Emerging Women Directors
“Girl Unbound” (Seller, UTA) Erin Heidenreich’s first film is among several breakthrough titles by emerging female directors. “She used to work for Cinetic Media as a sales agent and transformed herself into a filmmaker,” said Powers. “This film looks at Pakistani squash player Maria Toorpakai Wazir, who recently published her memoirs, at the age of 25, this spring. She grew up in Waziristan under Taliban influence. Her parents were encouraging, they let her do what she wanted to do, dressing as a boy in order to play sports and do weightlifting. She found her real game—squash—and competes at an international level. She’s had experiences with death threats. We follow her to Pakistan and on the international circuit of competition as she tries to navigate having a sports career with pressure back home.”
“Beauties of the Night” (acquisition title) “María José Cuevas’ film examines aging Mexican burlesque stars,” said Powers. “She’s been working on the film for eight years. There was era in the ’70s when Mexican TV had as a popular feature burlesque showgirls. Today we meet those showgirls who are now in their older years, as they try to reconcile their past identities as beauties with their moving into the aging process.”
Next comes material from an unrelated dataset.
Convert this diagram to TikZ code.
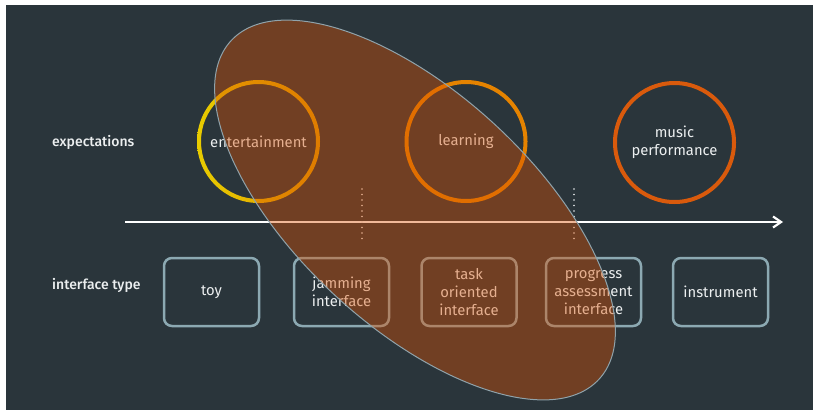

“Forever Pure” (acquisition title) “Maya Zinshtein is focusing on an Israeli soccer controversy,” said Powers. “This film made its debut at the Jerusalem Film Festival, where it was well-received. Beitar is a Jerusalem soccer team that has fiercely nationalist prejudiced fans who are proud of the fact that their club had never signed an Arab player before. The team surprised fans by recruiting two Muslim players from Chechnya. Maya gets into this club and follows them over a season as fans defect against their own team.”
“This trio of films shows the incredible dedication of filmmakers really putting themselves out there,” said Powers. “With ‘Girl Unbound,’ Erin was putting herself in dicey situations in Pakistan; on ‘Forever Pure,’ Maya was in the middle of real mob violence. We‘ve recently talked about closing the gender gap for female directors. You can see with these directors that these films were a long time coming — making your first feature project is not something you do quickly. But it was notable to me to see this work rise to the top of our very large pile of submissions.”
“I Called Him Morgan” (Seller: Submarine) “The film is about the jazz trumpeter Lee Morgan,” said Powers, “who was shot and killed by his wife in 1972. Swedish filmmaker Kasper Collin uncovers an audiotape of his wife Helen Morgan telling her story. It’s a beautiful dual bio of Helen and Lee Morgan.”
“The Sixth Beatle” (Seller: Submarine) “I didn’t think I could be surprised by a Beatles film,” said Powers. “This is an untold story. Pete Best was the fifth Beatle. This is the sixth Beatle, early manager Sam Leach, who got pushed out when Brian Epstein came along. These filmmakers take us into the world of Liverpool and the surviving group of musicians and fans who have memories of 50-plus years ago, including Pete Best, who gives a memorable interview.”
“Chasing Trane: The John Coltrane Documentary” (Seller: WME) “This is a leading prospect for buyers,” said Powers. That’s because Denzel Washington, who will be on hand for his opening night movie “The Magnificent Seven,” will also promote John Scheinfeld’s music doc, for which he supplies the voice of John Coltrane.